## Start INFORMATION SHOWN

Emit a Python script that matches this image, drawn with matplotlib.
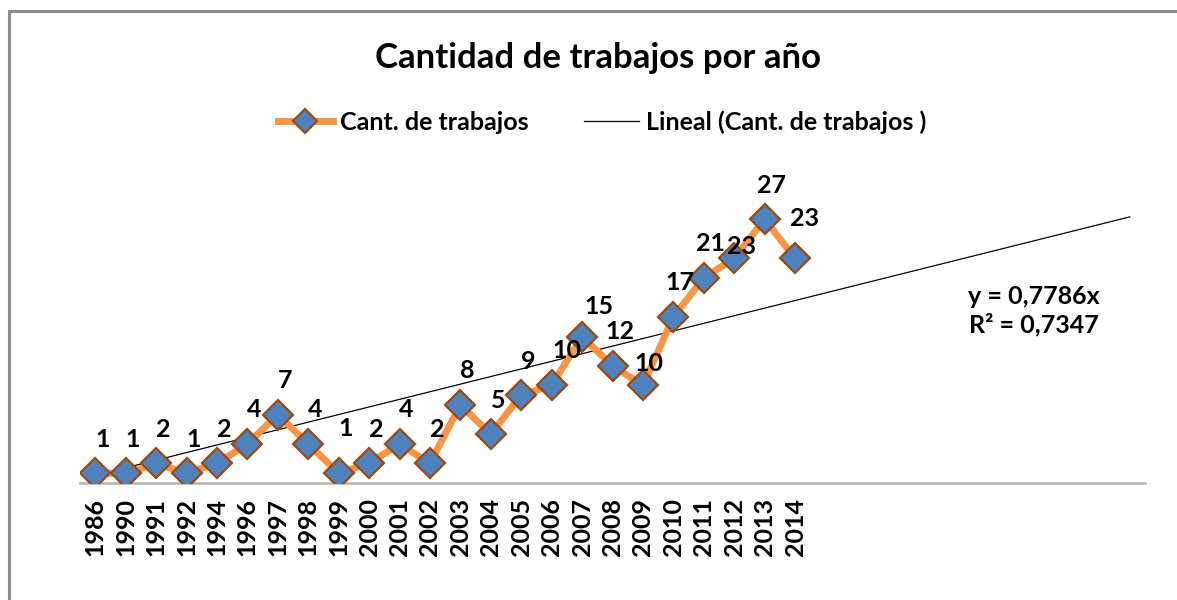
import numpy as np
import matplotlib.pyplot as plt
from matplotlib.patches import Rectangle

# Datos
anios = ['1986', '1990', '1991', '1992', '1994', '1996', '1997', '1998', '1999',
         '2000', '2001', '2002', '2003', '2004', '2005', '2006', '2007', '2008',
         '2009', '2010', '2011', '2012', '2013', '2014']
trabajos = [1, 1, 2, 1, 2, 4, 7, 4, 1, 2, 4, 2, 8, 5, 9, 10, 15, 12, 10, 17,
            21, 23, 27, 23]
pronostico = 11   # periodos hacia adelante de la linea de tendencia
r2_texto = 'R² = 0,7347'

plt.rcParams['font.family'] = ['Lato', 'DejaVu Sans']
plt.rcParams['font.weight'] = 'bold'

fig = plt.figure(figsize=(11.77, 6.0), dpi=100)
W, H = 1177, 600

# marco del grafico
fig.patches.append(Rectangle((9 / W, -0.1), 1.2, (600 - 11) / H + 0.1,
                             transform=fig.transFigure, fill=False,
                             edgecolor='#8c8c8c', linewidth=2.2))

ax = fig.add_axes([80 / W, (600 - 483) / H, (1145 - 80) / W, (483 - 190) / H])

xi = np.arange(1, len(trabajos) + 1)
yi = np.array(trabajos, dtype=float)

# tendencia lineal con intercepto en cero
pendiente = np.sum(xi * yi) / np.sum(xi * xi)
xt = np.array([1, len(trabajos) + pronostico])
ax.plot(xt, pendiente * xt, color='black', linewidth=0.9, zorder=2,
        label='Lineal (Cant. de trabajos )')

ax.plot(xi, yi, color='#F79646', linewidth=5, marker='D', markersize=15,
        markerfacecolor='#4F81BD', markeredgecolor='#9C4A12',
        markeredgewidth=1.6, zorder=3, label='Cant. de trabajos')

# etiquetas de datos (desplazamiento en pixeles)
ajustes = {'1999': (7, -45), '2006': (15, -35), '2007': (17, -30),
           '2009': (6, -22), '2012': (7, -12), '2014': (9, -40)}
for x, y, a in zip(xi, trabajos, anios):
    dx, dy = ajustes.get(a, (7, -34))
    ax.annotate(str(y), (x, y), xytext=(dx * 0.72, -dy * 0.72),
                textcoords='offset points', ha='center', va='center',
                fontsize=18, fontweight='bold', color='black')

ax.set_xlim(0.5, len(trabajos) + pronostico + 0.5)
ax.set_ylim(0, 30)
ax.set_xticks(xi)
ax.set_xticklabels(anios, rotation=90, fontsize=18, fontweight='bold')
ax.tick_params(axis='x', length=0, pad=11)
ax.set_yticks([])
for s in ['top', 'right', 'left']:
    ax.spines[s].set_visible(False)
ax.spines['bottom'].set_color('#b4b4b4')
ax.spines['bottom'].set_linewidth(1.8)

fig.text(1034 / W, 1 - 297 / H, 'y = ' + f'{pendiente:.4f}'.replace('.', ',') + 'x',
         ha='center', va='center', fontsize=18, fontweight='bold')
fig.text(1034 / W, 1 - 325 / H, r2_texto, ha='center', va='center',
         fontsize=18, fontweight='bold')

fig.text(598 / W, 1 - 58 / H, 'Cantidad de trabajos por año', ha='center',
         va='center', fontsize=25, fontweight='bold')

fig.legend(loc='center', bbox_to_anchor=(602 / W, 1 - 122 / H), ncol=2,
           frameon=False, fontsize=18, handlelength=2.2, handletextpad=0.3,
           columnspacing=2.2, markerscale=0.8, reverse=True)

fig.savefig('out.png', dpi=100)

## End INFORMATION SHOWN

## YOUR OBJECTIVE
Make a copy of each line that contains the string "matplotlib".

## CORRECT ANSWER
Emit a Python script that matches this image, drawn with matplotlib.
import matplotlib.pyplot as plt
from matplotlib.patches import Rectangle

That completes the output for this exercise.